Similarly, the perhaps trivial act of making a traffic stop to warn the driver about a burned-out taillight reminds people in that community that they need to care for their vehicle, both for their own safety and for the safety of others. During one stop, I watched him make sure that a driver was sober and not experiencing any obvious health issues, before wishing him a safe drive home. At another point, I watched him assist a fellow officer after a traffic stop revealed drugs.

There is no such thing as a trivial act of repair. Failing to act leads to continued deterioration. Acting, even in a small way, upholds order and dignity. For this reason, one of the seven Noahide commandments is the obligation to live in a place which enforces a system of justice. Without it, society would devolve into chaos.

The Psalmist might see himself as simply a powerless watcher. Yet if he broke through his lethargy and acted, and if others in the community did the same, the ruins would soon be restored into a beautiful community.

Psalm 101

I will sing of love and justice. (101:1)

To quote Ecclesiastes (1:9), “There is nothing new under the sun!”

Three thousand, five hundred years ago, the Psalmist longed for justice.
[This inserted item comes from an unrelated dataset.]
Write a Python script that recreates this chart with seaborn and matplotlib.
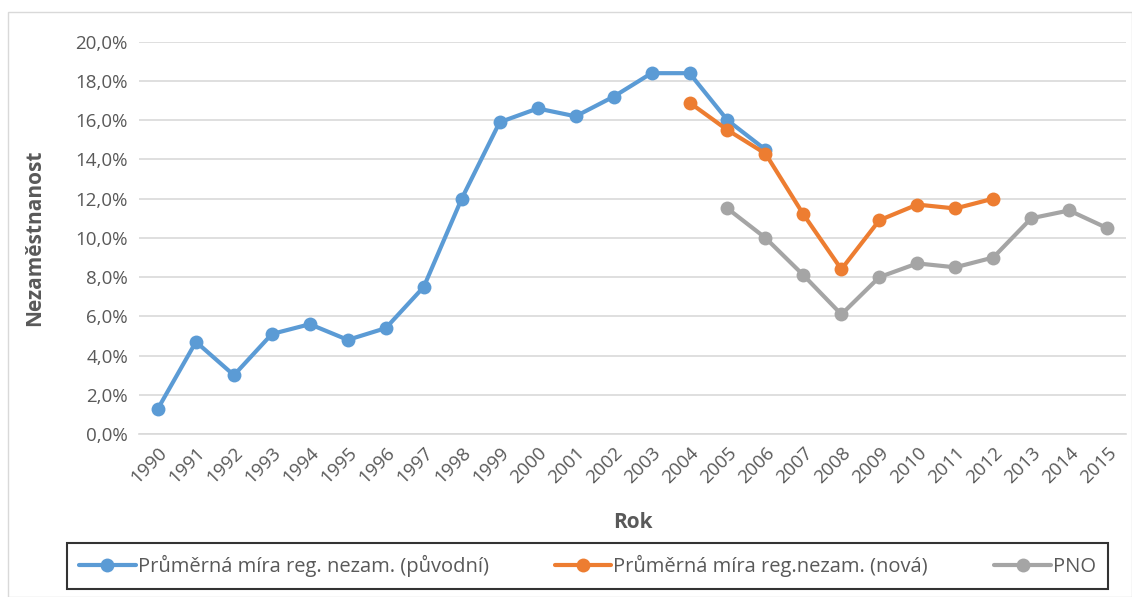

We, in a world in which people are beaten and killed for the color of their skin, long for justice. Yet we still maintain our faith in God, sing songs praising God’s teachings, and study God’s Torah. The Divine message compels us to fight for justice when we see injustice.

Every once in a while we get a win. For those who believe in the justice of same-sex relationships, the Supreme Court’s acceptance of the right of same-sex couples to marry in all 50 states is nothing short of miraculous.

In 1996, President Clinton signed the “Defense of Marriage Act,” (DOMA) explicitly defining marriage as one man-one woman and restricting same-sex marriage benefits under federal law. It passed both houses of Congress with large majorities and enjoyed the support of a a significant majority of the American public. Only 19 years later, the majority of the American public supports the right of same-sex couples to marry and receive all of the rights and privileges of heterosexual couples under the law. What a remarkable about-face!

The fight isn’t over. Gay and lesbian individuals still face legal discrimination. They can be turned away from housing or fired for being gay. Sexual orientation does not enjoy the complete set of protections as religion or race or gender do, but sometimes love and justice intersect. When the Supreme Court rendered section 2 of DOMA (which permitted states not to recognize same-sex marriages) void on June 26th, 2015, the majority of Americans joined in celebration and song!